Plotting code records
↓↓↓

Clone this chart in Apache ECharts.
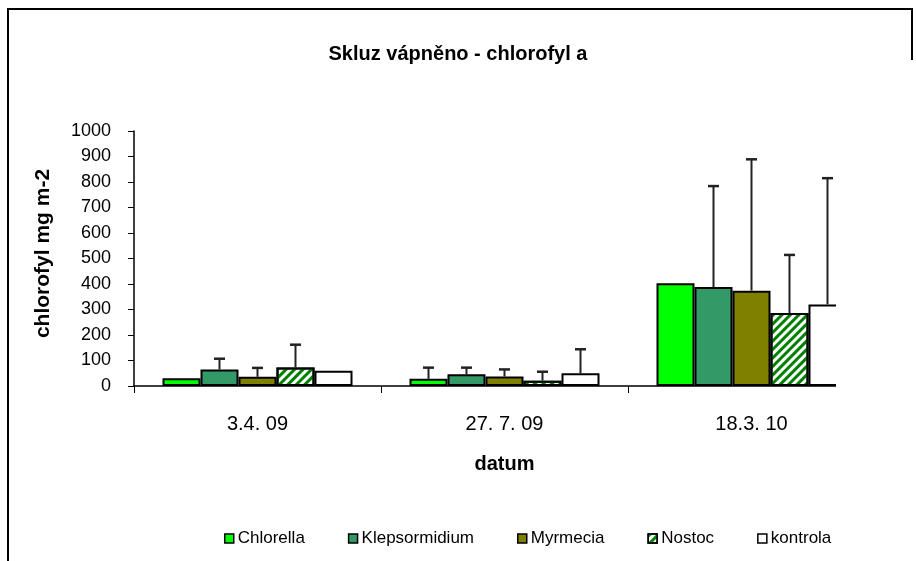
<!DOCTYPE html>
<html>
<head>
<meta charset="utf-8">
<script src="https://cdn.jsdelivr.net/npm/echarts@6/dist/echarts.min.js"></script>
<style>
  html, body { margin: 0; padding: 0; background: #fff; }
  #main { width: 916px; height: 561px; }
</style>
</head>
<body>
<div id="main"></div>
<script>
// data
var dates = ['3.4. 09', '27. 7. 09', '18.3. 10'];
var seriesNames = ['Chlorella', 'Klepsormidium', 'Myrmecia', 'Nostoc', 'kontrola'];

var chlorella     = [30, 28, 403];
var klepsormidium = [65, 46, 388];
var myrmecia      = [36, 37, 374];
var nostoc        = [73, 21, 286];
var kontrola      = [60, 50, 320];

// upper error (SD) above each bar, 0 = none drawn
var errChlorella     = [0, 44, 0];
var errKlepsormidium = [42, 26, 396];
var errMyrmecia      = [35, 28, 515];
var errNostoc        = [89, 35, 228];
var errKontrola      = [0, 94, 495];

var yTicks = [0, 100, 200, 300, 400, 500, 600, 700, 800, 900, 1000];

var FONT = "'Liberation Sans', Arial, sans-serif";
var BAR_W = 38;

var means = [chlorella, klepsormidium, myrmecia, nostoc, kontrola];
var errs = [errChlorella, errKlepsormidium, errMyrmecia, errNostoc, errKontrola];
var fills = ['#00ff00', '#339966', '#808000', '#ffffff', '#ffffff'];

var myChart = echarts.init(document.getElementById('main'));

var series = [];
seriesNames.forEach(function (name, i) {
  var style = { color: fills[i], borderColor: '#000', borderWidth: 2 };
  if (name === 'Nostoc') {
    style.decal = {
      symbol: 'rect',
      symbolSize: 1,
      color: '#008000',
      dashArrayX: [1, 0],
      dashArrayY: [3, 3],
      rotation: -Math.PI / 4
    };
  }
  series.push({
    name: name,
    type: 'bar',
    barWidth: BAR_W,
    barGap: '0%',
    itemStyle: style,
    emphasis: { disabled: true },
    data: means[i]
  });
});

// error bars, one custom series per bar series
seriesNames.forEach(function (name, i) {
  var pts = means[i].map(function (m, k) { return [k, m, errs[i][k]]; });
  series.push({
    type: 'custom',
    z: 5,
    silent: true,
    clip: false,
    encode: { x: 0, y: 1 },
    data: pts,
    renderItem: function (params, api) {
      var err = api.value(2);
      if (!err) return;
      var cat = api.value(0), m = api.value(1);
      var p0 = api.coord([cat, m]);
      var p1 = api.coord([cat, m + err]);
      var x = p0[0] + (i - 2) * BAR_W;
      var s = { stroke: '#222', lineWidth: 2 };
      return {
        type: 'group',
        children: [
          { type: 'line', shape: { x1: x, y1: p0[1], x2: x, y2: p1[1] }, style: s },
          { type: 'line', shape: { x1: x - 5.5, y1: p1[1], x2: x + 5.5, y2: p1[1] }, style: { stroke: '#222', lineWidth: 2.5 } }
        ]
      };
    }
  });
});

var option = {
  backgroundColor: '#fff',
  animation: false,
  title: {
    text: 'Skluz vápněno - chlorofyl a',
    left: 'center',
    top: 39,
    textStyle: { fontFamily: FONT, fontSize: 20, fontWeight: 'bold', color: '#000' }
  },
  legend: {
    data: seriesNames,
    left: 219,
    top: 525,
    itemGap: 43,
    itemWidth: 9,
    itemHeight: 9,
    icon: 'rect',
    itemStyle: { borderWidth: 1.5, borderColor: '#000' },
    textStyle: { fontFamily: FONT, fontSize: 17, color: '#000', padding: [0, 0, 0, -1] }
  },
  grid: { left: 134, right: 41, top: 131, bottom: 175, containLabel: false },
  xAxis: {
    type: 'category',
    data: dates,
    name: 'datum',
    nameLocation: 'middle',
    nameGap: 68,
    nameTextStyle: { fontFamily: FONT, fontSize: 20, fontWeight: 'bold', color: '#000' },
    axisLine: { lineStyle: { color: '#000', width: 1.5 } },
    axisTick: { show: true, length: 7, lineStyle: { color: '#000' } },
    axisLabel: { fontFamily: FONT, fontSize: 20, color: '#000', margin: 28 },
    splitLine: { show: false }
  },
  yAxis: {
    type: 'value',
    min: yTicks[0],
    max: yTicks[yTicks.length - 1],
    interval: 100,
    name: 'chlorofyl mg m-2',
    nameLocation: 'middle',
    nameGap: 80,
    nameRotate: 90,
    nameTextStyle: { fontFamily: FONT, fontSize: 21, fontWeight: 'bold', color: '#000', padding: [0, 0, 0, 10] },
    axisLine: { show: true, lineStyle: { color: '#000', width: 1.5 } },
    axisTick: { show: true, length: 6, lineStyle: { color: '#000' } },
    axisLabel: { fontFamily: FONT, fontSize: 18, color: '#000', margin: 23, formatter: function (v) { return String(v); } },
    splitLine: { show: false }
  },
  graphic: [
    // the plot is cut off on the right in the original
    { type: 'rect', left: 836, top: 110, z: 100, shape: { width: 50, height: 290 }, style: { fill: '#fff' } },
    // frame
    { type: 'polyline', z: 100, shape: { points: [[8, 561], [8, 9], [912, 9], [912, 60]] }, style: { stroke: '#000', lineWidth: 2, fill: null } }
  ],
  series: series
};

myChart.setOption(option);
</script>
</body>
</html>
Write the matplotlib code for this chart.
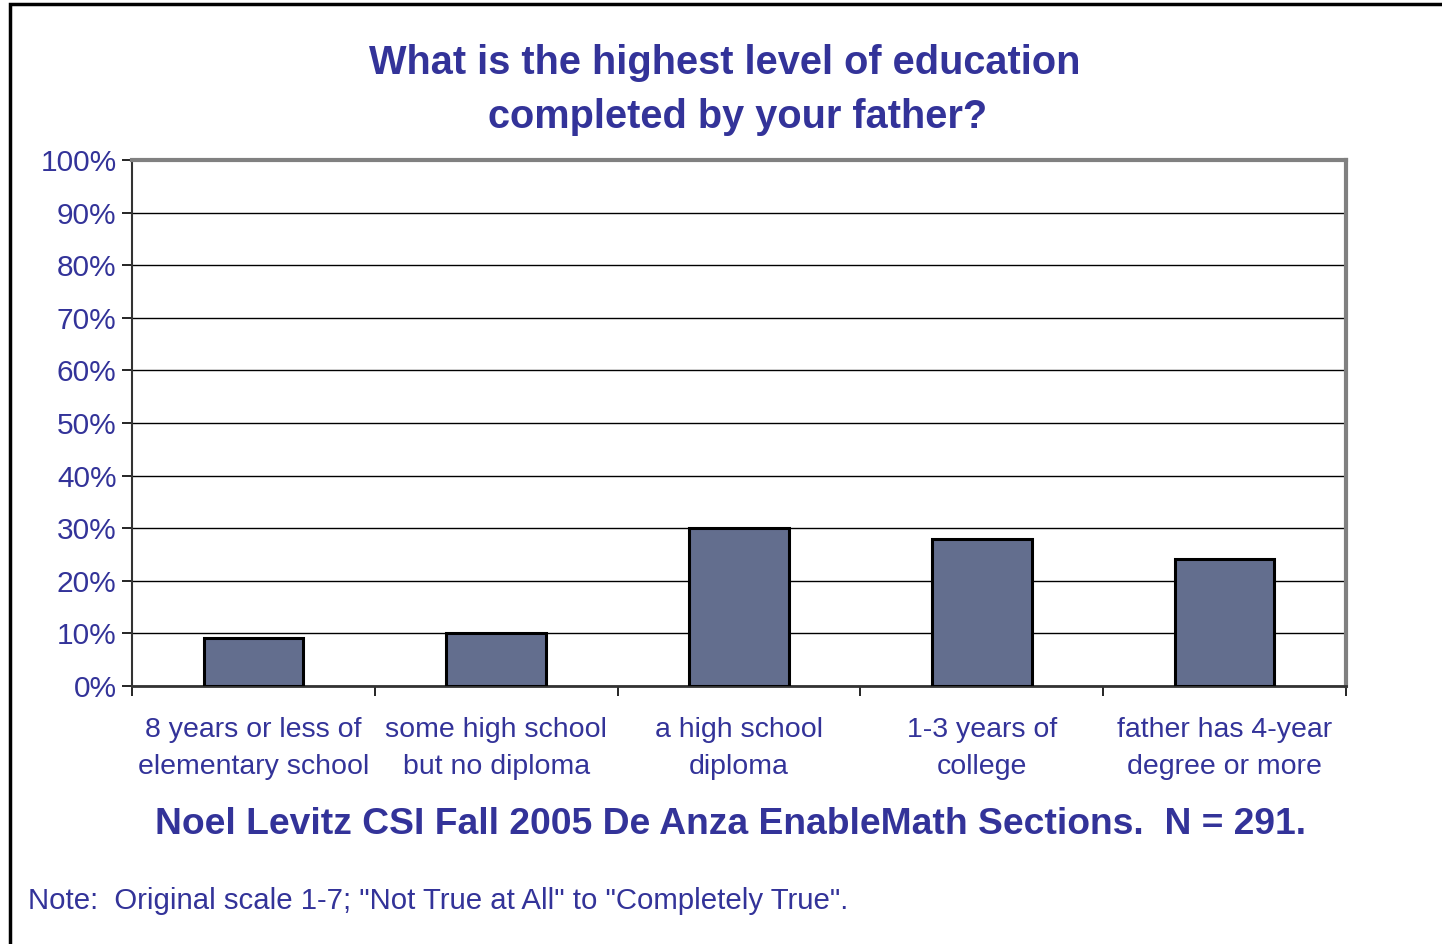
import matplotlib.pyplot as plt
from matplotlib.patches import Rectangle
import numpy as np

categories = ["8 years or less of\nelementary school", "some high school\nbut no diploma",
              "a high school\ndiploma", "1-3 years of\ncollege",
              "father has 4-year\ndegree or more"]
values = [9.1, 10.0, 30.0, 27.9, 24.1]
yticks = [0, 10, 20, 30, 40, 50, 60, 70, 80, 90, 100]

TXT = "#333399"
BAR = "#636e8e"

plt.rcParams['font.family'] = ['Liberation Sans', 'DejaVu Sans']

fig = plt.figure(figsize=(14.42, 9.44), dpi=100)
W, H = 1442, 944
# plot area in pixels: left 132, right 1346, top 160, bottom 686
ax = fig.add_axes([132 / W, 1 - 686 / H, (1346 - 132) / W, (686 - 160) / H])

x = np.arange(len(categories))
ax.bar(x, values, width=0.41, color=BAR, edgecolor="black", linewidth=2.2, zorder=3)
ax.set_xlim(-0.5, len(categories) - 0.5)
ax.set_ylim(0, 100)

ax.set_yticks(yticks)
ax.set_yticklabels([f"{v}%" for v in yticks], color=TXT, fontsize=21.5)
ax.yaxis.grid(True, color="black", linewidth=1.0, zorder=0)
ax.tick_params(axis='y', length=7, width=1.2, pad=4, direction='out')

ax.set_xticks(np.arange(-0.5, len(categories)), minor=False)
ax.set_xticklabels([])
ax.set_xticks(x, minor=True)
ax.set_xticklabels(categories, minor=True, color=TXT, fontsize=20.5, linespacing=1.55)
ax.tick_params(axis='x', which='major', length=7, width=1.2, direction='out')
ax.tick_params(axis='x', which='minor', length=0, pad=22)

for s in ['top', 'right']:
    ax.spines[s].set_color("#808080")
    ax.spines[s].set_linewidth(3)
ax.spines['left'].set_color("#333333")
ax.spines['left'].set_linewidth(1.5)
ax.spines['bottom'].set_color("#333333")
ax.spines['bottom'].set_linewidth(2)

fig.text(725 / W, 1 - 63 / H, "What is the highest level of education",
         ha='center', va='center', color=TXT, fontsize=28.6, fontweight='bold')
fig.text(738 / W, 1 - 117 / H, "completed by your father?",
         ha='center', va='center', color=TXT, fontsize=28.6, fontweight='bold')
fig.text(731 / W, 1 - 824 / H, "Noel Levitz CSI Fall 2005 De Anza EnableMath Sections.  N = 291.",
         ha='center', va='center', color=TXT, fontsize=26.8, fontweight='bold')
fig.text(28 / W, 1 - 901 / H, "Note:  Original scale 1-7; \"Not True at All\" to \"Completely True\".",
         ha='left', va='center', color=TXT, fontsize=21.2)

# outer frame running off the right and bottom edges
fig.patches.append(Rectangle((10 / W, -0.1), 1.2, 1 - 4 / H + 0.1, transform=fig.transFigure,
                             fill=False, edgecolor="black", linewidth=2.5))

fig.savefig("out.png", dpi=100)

↑↑↑
↓↓↓

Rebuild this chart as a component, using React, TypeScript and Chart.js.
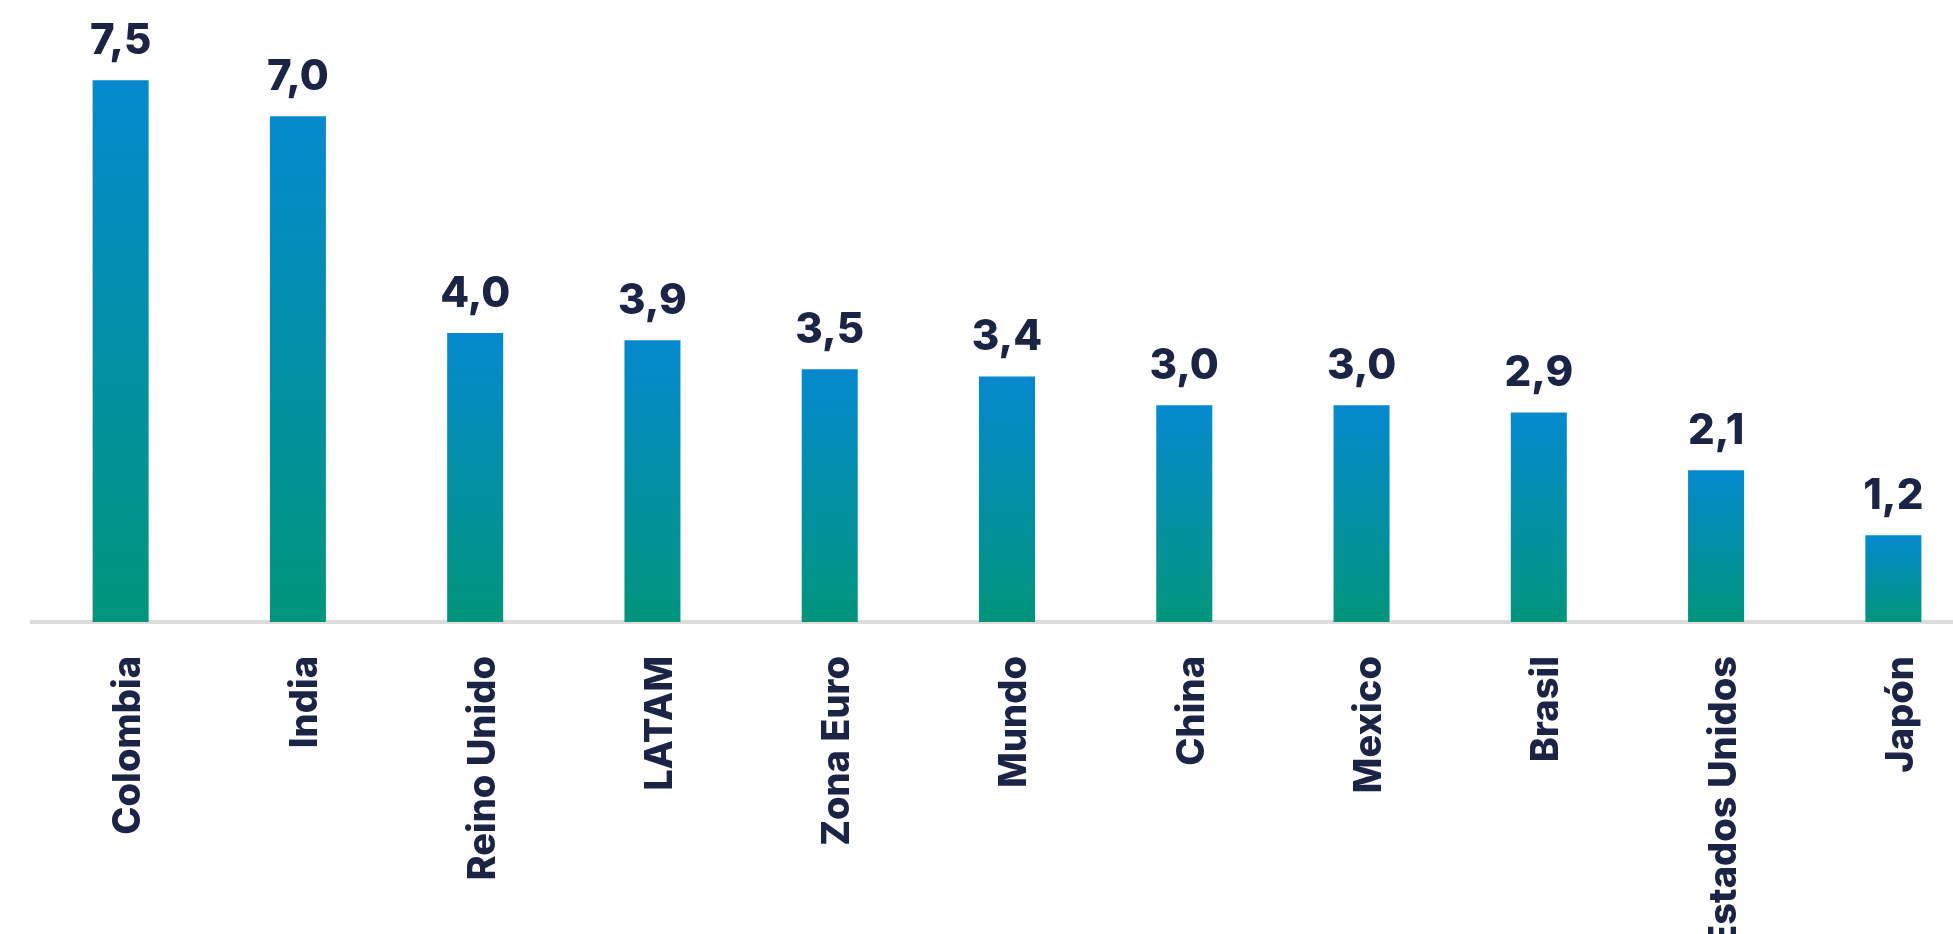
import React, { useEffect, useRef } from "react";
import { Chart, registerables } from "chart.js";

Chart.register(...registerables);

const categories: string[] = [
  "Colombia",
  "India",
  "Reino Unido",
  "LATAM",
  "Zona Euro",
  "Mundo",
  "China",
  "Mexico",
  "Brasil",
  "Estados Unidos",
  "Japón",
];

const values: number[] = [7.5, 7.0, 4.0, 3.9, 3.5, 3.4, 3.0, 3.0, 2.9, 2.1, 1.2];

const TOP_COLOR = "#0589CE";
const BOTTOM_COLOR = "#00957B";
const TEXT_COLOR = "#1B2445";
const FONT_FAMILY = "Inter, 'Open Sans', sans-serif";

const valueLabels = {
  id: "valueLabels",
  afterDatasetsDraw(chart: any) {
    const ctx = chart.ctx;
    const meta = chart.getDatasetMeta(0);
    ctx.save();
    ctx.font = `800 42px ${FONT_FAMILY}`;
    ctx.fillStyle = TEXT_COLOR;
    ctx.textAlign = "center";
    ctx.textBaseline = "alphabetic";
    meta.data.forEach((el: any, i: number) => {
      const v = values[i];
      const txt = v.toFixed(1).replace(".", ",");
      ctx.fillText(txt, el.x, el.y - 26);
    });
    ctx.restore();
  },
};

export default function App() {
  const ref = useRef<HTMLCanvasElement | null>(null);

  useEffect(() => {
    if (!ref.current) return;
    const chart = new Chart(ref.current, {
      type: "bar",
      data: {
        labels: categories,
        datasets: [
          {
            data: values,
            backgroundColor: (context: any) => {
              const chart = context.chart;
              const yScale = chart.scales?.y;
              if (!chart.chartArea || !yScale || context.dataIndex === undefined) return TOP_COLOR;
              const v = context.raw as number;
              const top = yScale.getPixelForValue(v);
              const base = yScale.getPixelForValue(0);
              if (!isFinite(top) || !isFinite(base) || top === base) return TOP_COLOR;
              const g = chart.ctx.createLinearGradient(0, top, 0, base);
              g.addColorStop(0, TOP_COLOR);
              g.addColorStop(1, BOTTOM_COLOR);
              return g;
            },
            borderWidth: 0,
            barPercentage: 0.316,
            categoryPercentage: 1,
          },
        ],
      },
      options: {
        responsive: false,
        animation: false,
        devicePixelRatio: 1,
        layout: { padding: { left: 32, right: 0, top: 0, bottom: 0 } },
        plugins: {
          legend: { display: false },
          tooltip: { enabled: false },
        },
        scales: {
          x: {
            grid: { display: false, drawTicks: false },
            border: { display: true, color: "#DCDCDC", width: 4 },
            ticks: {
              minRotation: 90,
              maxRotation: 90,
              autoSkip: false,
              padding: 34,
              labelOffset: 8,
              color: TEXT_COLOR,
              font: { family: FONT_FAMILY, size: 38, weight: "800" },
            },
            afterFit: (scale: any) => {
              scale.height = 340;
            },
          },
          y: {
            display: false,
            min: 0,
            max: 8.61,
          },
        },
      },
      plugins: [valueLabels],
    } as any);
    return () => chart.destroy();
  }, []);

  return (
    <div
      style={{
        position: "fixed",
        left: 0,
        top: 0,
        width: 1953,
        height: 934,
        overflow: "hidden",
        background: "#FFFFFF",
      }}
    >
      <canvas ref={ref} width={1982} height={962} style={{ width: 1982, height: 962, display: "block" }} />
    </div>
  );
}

↑↑↑

• YOUR GOAL: List each line of the entries that holds the string "this".

• TASK SOLUTION:
Clone this chart in Apache ECharts.
Write the matplotlib code for this chart.
Rebuild this chart as a component, using React, TypeScript and Chart.js.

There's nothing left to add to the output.